* Work to complete
All the data below goes into the copy word for word, but the pictures don't.

* Supplied records
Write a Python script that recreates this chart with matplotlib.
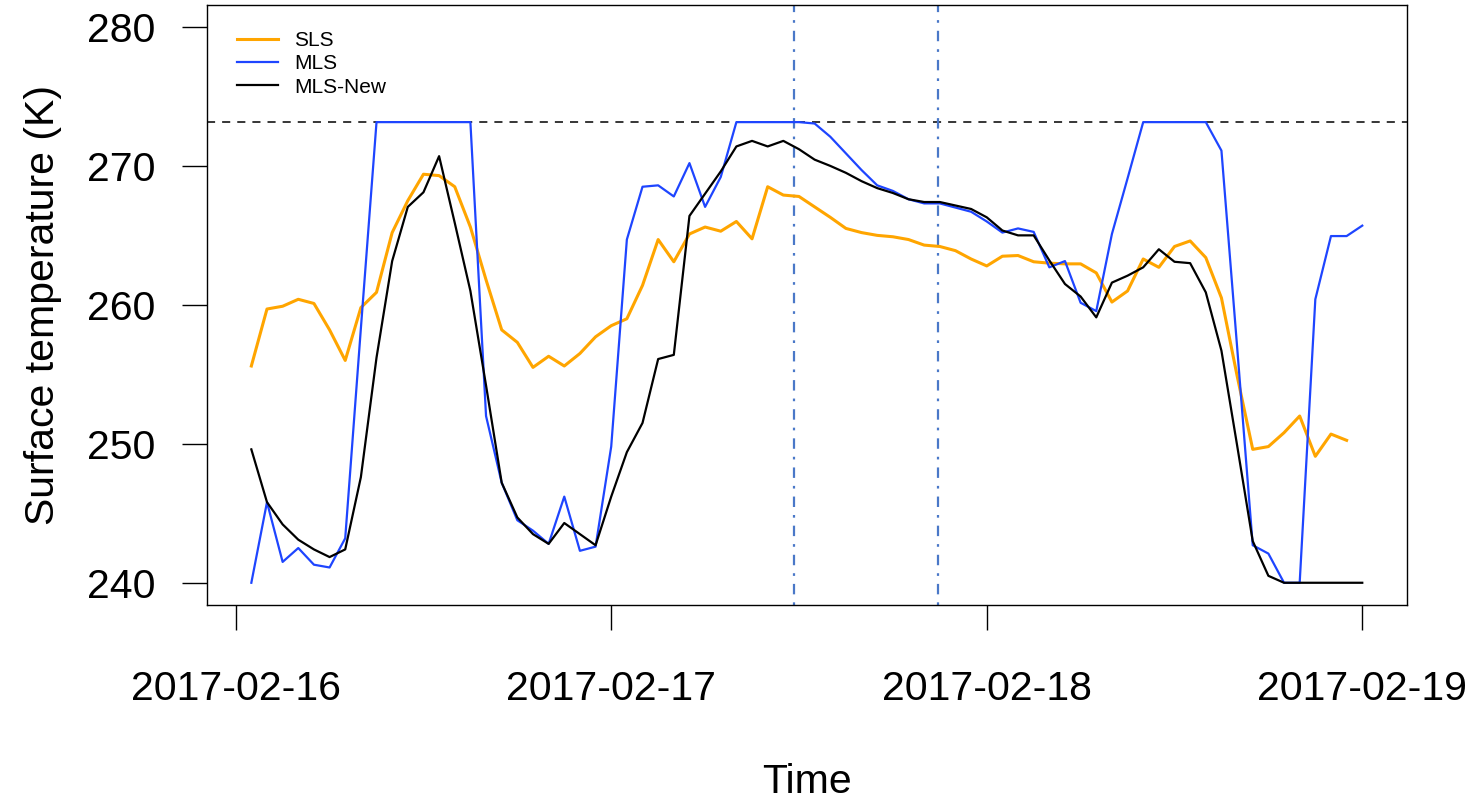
import matplotlib
matplotlib.use("Agg")
import matplotlib.pyplot as plt
import matplotlib.dates as mdates
import pandas as pd
import numpy as np

plt.rcParams['font.family'] = ['Liberation Sans', 'DejaVu Sans']

# ---- data (hourly, starting 2017-02-16 01:00) ----
sls = [255.6, 259.7, 259.9, 260.4, 260.1, 258.2, 256.0, 259.8, 260.9, 265.2,
       267.5, 269.4, 269.3, 268.5, 265.6, 261.8, 258.2, 257.3, 255.5, 256.3,
       255.6, 256.5, 257.7, 258.5, 259.0, 261.4, 264.7, 263.1, 265.1, 265.6,
       265.3, 266.0, 264.75, 268.5, 267.9, 267.8, 267.05, 266.3, 265.5, 265.2,
       265.0, 264.9, 264.7, 264.3, 264.2, 263.9, 263.3, 262.8, 263.5, 263.55,
       263.1, 263.0, 262.95, 262.95, 262.3, 260.2, 261.0, 263.3, 262.7, 264.2,
       264.6, 263.4, 260.5, 254.9, 249.6, 249.8, 250.8, 252.0, 249.1, 250.7,
       250.25]
mls = [240.0, 245.8, 241.5, 242.5, 241.3, 241.1, 243.2, 258.3, 273.15, 273.15,
       273.15, 273.15, 273.15, 273.15, 273.15, 252.0, 247.2, 244.5, 243.75, 242.8,
       246.2, 242.3, 242.6, 249.8, 264.7, 268.5, 268.6, 267.8, 270.2, 267.05,
       269.2, 273.15, 273.15, 273.15, 273.15, 273.15, 273.05, 272.1, 270.9, 269.7,
       268.6, 268.2, 267.6, 267.3, 267.3, 267.0, 266.7, 266.0, 265.2, 265.5,
       265.25, 262.7, 263.15, 260.15, 259.55, 265.1, 269.1, 273.15, 273.15, 273.15,
       273.15, 273.15, 271.1, 257.0, 242.7, 242.1, 240.0, 240.0, 260.4, 264.95,
       264.95, 265.7]
mls_new = [249.6, 245.8, 244.2, 243.1, 242.4, 241.85, 242.4, 247.6, 256.2, 263.15,
           267.05, 268.1, 270.7, 265.9, 261.0, 254.2, 247.2, 244.7, 243.5, 242.8,
           244.3, 243.5, 242.7, 246.2, 249.4, 251.5, 256.1, 256.4, 266.4, 268.0,
           269.6, 271.4, 271.8, 271.4, 271.8, 271.2, 270.45, 270.0, 269.5, 268.9,
           268.4, 268.05, 267.6, 267.4, 267.4, 267.15, 266.9, 266.3, 265.35, 265.0,
           265.0, 263.2, 261.5, 260.6, 259.1, 261.6, 262.1, 262.7, 264.0, 263.1,
           263.0, 260.9, 256.7, 249.9, 243.0, 240.5, 240.0, 240.0, 240.0, 240.0,
           240.0, 240.0]
start_time = "2017-02-16 01:00"
freezing = 273.15
event_times = ["2017-02-17 11:42", "2017-02-17 20:54"]
tick_days = ["2017-02-16", "2017-02-17", "2017-02-18", "2017-02-19"]
y_ticks = [240, 250, 260, 270, 280]

t_sls = pd.date_range(start_time, periods=len(sls), freq="h")
t_mls = pd.date_range(start_time, periods=len(mls), freq="h")
t_new = pd.date_range(start_time, periods=len(mls_new), freq="h")

fig = plt.figure(figsize=(14.75, 7.99), dpi=100)
ax = fig.add_axes([206.7/1475, 1-605/799, 1200/1475, (605-4.7)/799])

ax.plot(t_sls, sls, color="#FFA500", lw=2.2, label="SLS", zorder=3)
ax.plot(t_mls, mls, color="#1E45FF", lw=1.6, label="MLS", zorder=3)
ax.plot(t_new, mls_new, color="black", lw=1.6, label="MLS-New", zorder=4)

ax.axhline(freezing, color="black", lw=1.1, linestyle=(0, (5.3, 4.6)), zorder=2)
for et in event_times:
    ax.axvline(pd.Timestamp(et), color="#4A78C8", lw=1.6,
               linestyle=(0, (1.2, 3.6, 4.7, 3.6)), zorder=2)

x0 = pd.Timestamp("2017-02-16") + pd.Timedelta(hours=-1.853)
x1 = pd.Timestamp("2017-02-16") + pd.Timedelta(hours=74.84)
ax.set_xlim(x0, x1)
ax.set_ylim(238.4, 281.6)

ax.set_xticks([pd.Timestamp(d) for d in tick_days])
ax.xaxis.set_major_formatter(mdates.DateFormatter("%Y-%m-%d"))
ax.set_yticks(y_ticks)
ax.tick_params(axis="both", direction="out", length=18, width=1.0,
               labelsize=29.5)
ax.tick_params(axis="y", pad=19)
ax.tick_params(axis="x", pad=28.5)
for s in ax.spines.values():
    s.set_linewidth(1.0)

ax.set_xlabel("Time", fontsize=29.5, labelpad=40)
ax.set_ylabel("Surface temperature (K)", fontsize=29.5, labelpad=18)

ax.legend(loc="upper left", bbox_to_anchor=(0.013, 0.98), frameon=False,
          fontsize=15, handlelength=1.95, handletextpad=0.8,
          labelspacing=0.2, borderaxespad=0.3)

fig.savefig("out.png", dpi=100)
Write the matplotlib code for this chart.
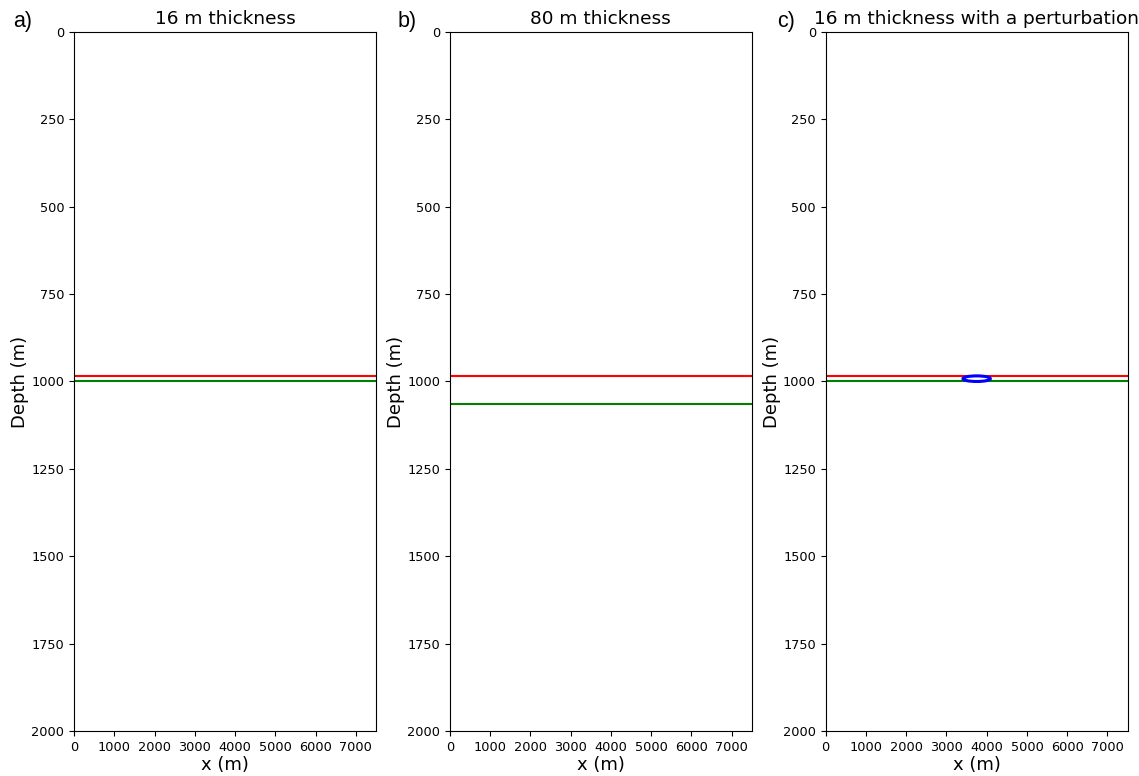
import matplotlib.pyplot as plt
from matplotlib.patches import Ellipse

# model extent
x_max = 7500
depth_max = 2000

# layer top / base depths (m) per panel
titles = ["16 m thickness", "80 m thickness", "16 m thickness with a perturbation"]
panel_tags = ["a)", "b)", "c)"]
top_depth = [984, 984, 984]
base_depth = [1000, 1064, 1000]

# perturbation in panel c: centre x, centre depth, width, height (m)
pert_x = 3750
pert_z = 992
pert_w = 680
pert_h = 16

fig, axes = plt.subplots(1, 3, figsize=(11.39, 7.76), dpi=100)
fig.subplots_adjust(left=0.065, right=0.990, top=0.9588, bottom=0.058, wspace=0.245)

for i, ax in enumerate(axes):
    ax.axhline(top_depth[i], color="red", lw=1.5)
    ax.axhline(base_depth[i], color="green", lw=1.5)
    if i == 2:
        ax.add_patch(Ellipse((pert_x, pert_z), pert_w, pert_h, facecolor="white",
                             edgecolor="blue", lw=2.2, zorder=3))
    ax.set_xlim(0, x_max)
    ax.set_ylim(depth_max, 0)
    ax.set_xticks(range(0, 7001, 1000))
    ax.set_yticks(range(0, 2001, 250))
    ax.tick_params(labelsize=9.3)
    ax.set_xlabel("x (m)", fontsize=13, labelpad=1.5)
    ax.set_ylabel("Depth (m)", fontsize=13, labelpad=1.5)
    ax.set_title(titles[i], fontsize=13.3)

tag_x = [13, 398, 777]
for tx, tag in zip(tag_x, panel_tags):
    fig.text(tx / 1139, 1 - 21 / 776, tag, fontsize=15.5, family="Liberation Sans",
             va="center", ha="left")

fig.savefig("out.png", dpi=100)
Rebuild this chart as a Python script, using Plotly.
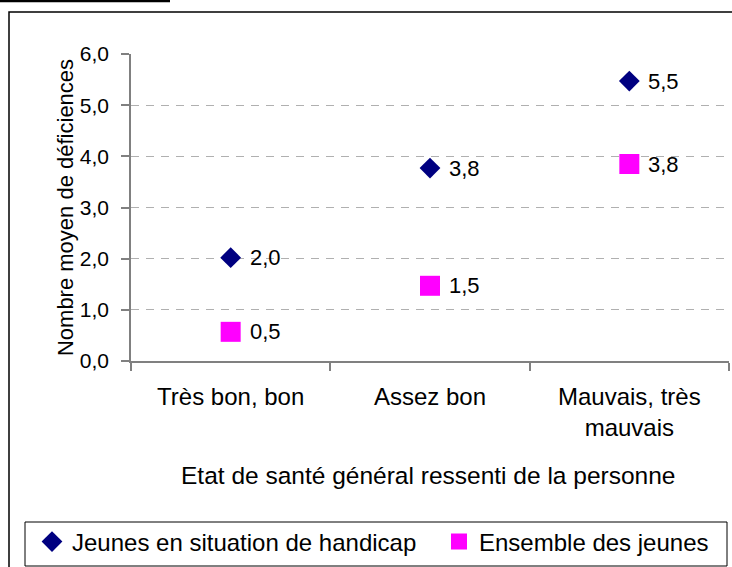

* Response to the exercise
Write a Python script that recreates this chart with matplotlib.
import matplotlib
matplotlib.use("Agg")
import matplotlib.pyplot as plt
import matplotlib.dates as mdates
import pandas as pd
import numpy as np

plt.rcParams['font.family'] = ['Liberation Sans', 'DejaVu Sans']

# ---- data (hourly, starting 2017-02-16 01:00) ----
sls = [255.6, 259.7, 259.9, 260.4, 260.1, 258.2, 256.0, 259.8, 260.9, 265.2,
       267.5, 269.4, 269.3, 268.5, 265.6, 261.8, 258.2, 257.3, 255.5, 256.3,
       255.6, 256.5, 257.7, 258.5, 259.0, 261.4, 264.7, 263.1, 265.1, 265.6,
       265.3, 266.0, 264.75, 268.5, 267.9, 267.8, 267.05, 266.3, 265.5, 265.2,
       265.0, 264.9, 264.7, 264.3, 264.2, 263.9, 263.3, 262.8, 263.5, 263.55,
       263.1, 263.0, 262.95, 262.95, 262.3, 260.2, 261.0, 263.3, 262.7, 264.2,
       264.6, 263.4, 260.5, 254.9, 249.6, 249.8, 250.8, 252.0, 249.1, 250.7,
       250.25]
mls = [240.0, 245.8, 241.5, 242.5, 241.3, 241.1, 243.2, 258.3, 273.15, 273.15,
       273.15, 273.15, 273.15, 273.15, 273.15, 252.0, 247.2, 244.5, 243.75, 242.8,
       246.2, 242.3, 242.6, 249.8, 264.7, 268.5, 268.6, 267.8, 270.2, 267.05,
       269.2, 273.15, 273.15, 273.15, 273.15, 273.15, 273.05, 272.1, 270.9, 269.7,
       268.6, 268.2, 267.6, 267.3, 267.3, 267.0, 266.7, 266.0, 265.2, 265.5,
       265.25, 262.7, 263.15, 260.15, 259.55, 265.1, 269.1, 273.15, 273.15, 273.15,
       273.15, 273.15, 271.1, 257.0, 242.7, 242.1, 240.0, 240.0, 260.4, 264.95,
       264.95, 265.7]
mls_new = [249.6, 245.8, 244.2, 243.1, 242.4, 241.85, 242.4, 247.6, 256.2, 263.15,
           267.05, 268.1, 270.7, 265.9, 261.0, 254.2, 247.2, 244.7, 243.5, 242.8,
           244.3, 243.5, 242.7, 246.2, 249.4, 251.5, 256.1, 256.4, 266.4, 268.0,
           269.6, 271.4, 271.8, 271.4, 271.8, 271.2, 270.45, 270.0, 269.5, 268.9,
           268.4, 268.05, 267.6, 267.4, 267.4, 267.15, 266.9, 266.3, 265.35, 265.0,
           265.0, 263.2, 261.5, 260.6, 259.1, 261.6, 262.1, 262.7, 264.0, 263.1,
           263.0, 260.9, 256.7, 249.9, 243.0, 240.5, 240.0, 240.0, 240.0, 240.0,
           240.0, 240.0]
start_time = "2017-02-16 01:00"
freezing = 273.15
event_times = ["2017-02-17 11:42", "2017-02-17 20:54"]
tick_days = ["2017-02-16", "2017-02-17", "2017-02-18", "2017-02-19"]
y_ticks = [240, 250, 260, 270, 280]

t_sls = pd.date_range(start_time, periods=len(sls), freq="h")
t_mls = pd.date_range(start_time, periods=len(mls), freq="h")
t_new = pd.date_range(start_time, periods=len(mls_new), freq="h")

fig = plt.figure(figsize=(14.75, 7.99), dpi=100)
ax = fig.add_axes([206.7/1475, 1-605/799, 1200/1475, (605-4.7)/799])

ax.plot(t_sls, sls, color="#FFA500", lw=2.2, label="SLS", zorder=3)
ax.plot(t_mls, mls, color="#1E45FF", lw=1.6, label="MLS", zorder=3)
ax.plot(t_new, mls_new, color="black", lw=1.6, label="MLS-New", zorder=4)

ax.axhline(freezing, color="black", lw=1.1, linestyle=(0, (5.3, 4.6)), zorder=2)
for et in event_times:
    ax.axvline(pd.Timestamp(et), color="#4A78C8", lw=1.6,
               linestyle=(0, (1.2, 3.6, 4.7, 3.6)), zorder=2)

x0 = pd.Timestamp("2017-02-16") + pd.Timedelta(hours=-1.853)
x1 = pd.Timestamp("2017-02-16") + pd.Timedelta(hours=74.84)
ax.set_xlim(x0, x1)
ax.set_ylim(238.4, 281.6)

ax.set_xticks([pd.Timestamp(d) for d in tick_days])
ax.xaxis.set_major_formatter(mdates.DateFormatter("%Y-%m-%d"))
ax.set_yticks(y_ticks)
ax.tick_params(axis="both", direction="out", length=18, width=1.0,
               labelsize=29.5)
ax.tick_params(axis="y", pad=19)
ax.tick_params(axis="x", pad=28.5)
for s in ax.spines.values():
    s.set_linewidth(1.0)

ax.set_xlabel("Time", fontsize=29.5, labelpad=40)
ax.set_ylabel("Surface temperature (K)", fontsize=29.5, labelpad=18)

ax.legend(loc="upper left", bbox_to_anchor=(0.013, 0.98), frameon=False,
          fontsize=15, handlelength=1.95, handletextpad=0.8,
          labelspacing=0.2, borderaxespad=0.3)

fig.savefig("out.png", dpi=100)
Write the matplotlib code for this chart.
import matplotlib.pyplot as plt
from matplotlib.patches import Ellipse

# model extent
x_max = 7500
depth_max = 2000

# layer top / base depths (m) per panel
titles = ["16 m thickness", "80 m thickness", "16 m thickness with a perturbation"]
panel_tags = ["a)", "b)", "c)"]
top_depth = [984, 984, 984]
base_depth = [1000, 1064, 1000]

# perturbation in panel c: centre x, centre depth, width, height (m)
pert_x = 3750
pert_z = 992
pert_w = 680
pert_h = 16

fig, axes = plt.subplots(1, 3, figsize=(11.39, 7.76), dpi=100)
fig.subplots_adjust(left=0.065, right=0.990, top=0.9588, bottom=0.058, wspace=0.245)

for i, ax in enumerate(axes):
    ax.axhline(top_depth[i], color="red", lw=1.5)
    ax.axhline(base_depth[i], color="green", lw=1.5)
    if i == 2:
        ax.add_patch(Ellipse((pert_x, pert_z), pert_w, pert_h, facecolor="white",
                             edgecolor="blue", lw=2.2, zorder=3))
    ax.set_xlim(0, x_max)
    ax.set_ylim(depth_max, 0)
    ax.set_xticks(range(0, 7001, 1000))
    ax.set_yticks(range(0, 2001, 250))
    ax.tick_params(labelsize=9.3)
    ax.set_xlabel("x (m)", fontsize=13, labelpad=1.5)
    ax.set_ylabel("Depth (m)", fontsize=13, labelpad=1.5)
    ax.set_title(titles[i], fontsize=13.3)

tag_x = [13, 398, 777]
for tx, tag in zip(tag_x, panel_tags):
    fig.text(tx / 1139, 1 - 21 / 776, tag, fontsize=15.5, family="Liberation Sans",
             va="center", ha="left")

fig.savefig("out.png", dpi=100)
Rebuild this chart as a Python script, using Plotly.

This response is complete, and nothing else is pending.